Electricity at the macroscale and its microscopic origins

I define the fields that describe electrical macrostructure, and their rates of change, in terms of the microscopic charge density, electric field, electric potential, and their rates of change. To deduce these definitions, I lay some new foundations of a theory of how observable macroscopic fields are related to spatial averages of their microscopic counterparts. I find that the relationships between macroscopic fields are identical in form to the relationships between their microscopic counterparts, meaning that the $\vec{P}$ and ${\vec{D}}$ fields do not appear in them. Without invoking quantum mechanics, I derive the expressions for polarization current established by the Modern Theory of Polarization. I prove that the bulk-average electric potential, or mean inner potential, vanishes in a macroscopically-uniform charge-neutral material, and I show that when a crystal lattice lacks inversion symmetry, it does not imply the existence of macroscopic $\vec{E}$ or $\vec{P}$ fields in the crystal's bulk. I point out that symmetry is scale-dependent. Therefore, if anisotropy of the microstructure does not manifest as anisotropy of the macrostructure, it cannot be the origin of a macroscopic vector field. The macroscopic charge density vanishes in a material's bulk.
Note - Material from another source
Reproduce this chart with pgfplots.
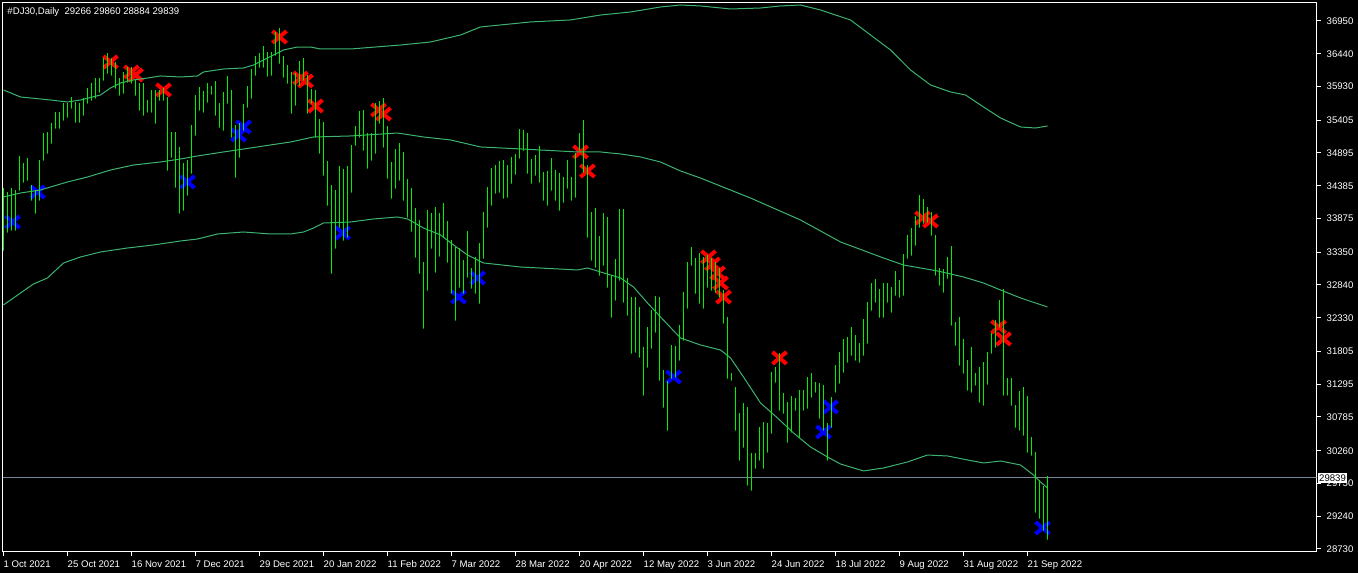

Therefore, regardless of the microstructure, a macroscopic $\vec{E}$ field cannot emanate from the bulk. I find that all relationships between observable macroscopic fields can be expressed mathematically without introducing the polarization ($\vec{P}$) and electric displacement ($\vec{D}$) fields, neither of which is observable. I also show that most `quantum mechanical' aspects of the existing microscopic theory of electricity in materials are compatible with, or required features of, a statistical theory of classical particles whose charges and masses are comparable to those of electrons and nuclei.